With room to spread out, Tom Waits is not just unbuttoned but unchained. By contrast, this album’s three predecessors – Blood Money, Alice and Real Gone – sound narrow, even forced. To doubt that an album containing Ramones covers, the Peggy Seeger-sung folk ballad Two Sisters, the 1953 Sinatra hit Young At Heart plus originals ranging from backwoods sinister to topically passionate could possibly hang together is to forget that Tom’s victory of style over substance is actually a singularity of vision rather than an artist’s egotism. With his unfussy brushstrokes, umber hues and humanely honest delight in warts and all, he is the Rembrandt of modern music.
When Tom Waits sings a song, it grunts, sighs, chuckles and above all breathes. Though only sporadically seen on stage nowadays, Tom Waits on record does not smell of dead studio air but smoke, booze, sizzling valve amps, Naugahyde banquettes, frying onions and wet dog. His vision is that of Dickens and Shakespeare, where the world’s a stage and we are theatrical turns. Decay hunts his songs almost as much as Dylan’s (he is one of Bob’s “secret heroes”), but Waits celebrates rather than mourns the span between hatch and dispatch that teems with dreams and disappointments. From barstool to boondocks, Waits memorializes and revivifies an American before and beyond suburban flight. If Tom’s clock stopped around 1955, it’s perhaps because he shares the artist’s commonplace that the spirit withers when pushing a lawnmower. His work is a crowd of loners aching to tell their story.

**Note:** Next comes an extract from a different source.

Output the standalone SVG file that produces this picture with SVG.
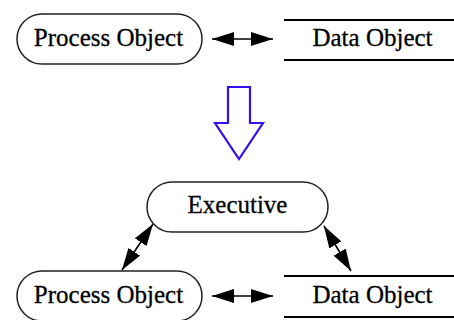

Hardly a song here does not merit an essay, but Road To Peace may well prove a protest song for now, that like Dylan’s The Lonesome Death Of Hattie Carroll, outlives the moment. Loud and direct, Waits steps out of character to hammer out the one blood-soaked news story after another from the Israeli-Palestinian ‘conflict’ and, as an American appalled at his country’s support of the slaughter, roars with mounting despair at the cruelly pointless inhumanity of it all. In an amazing album, it’s an amazing song. There are 53 more where that came from.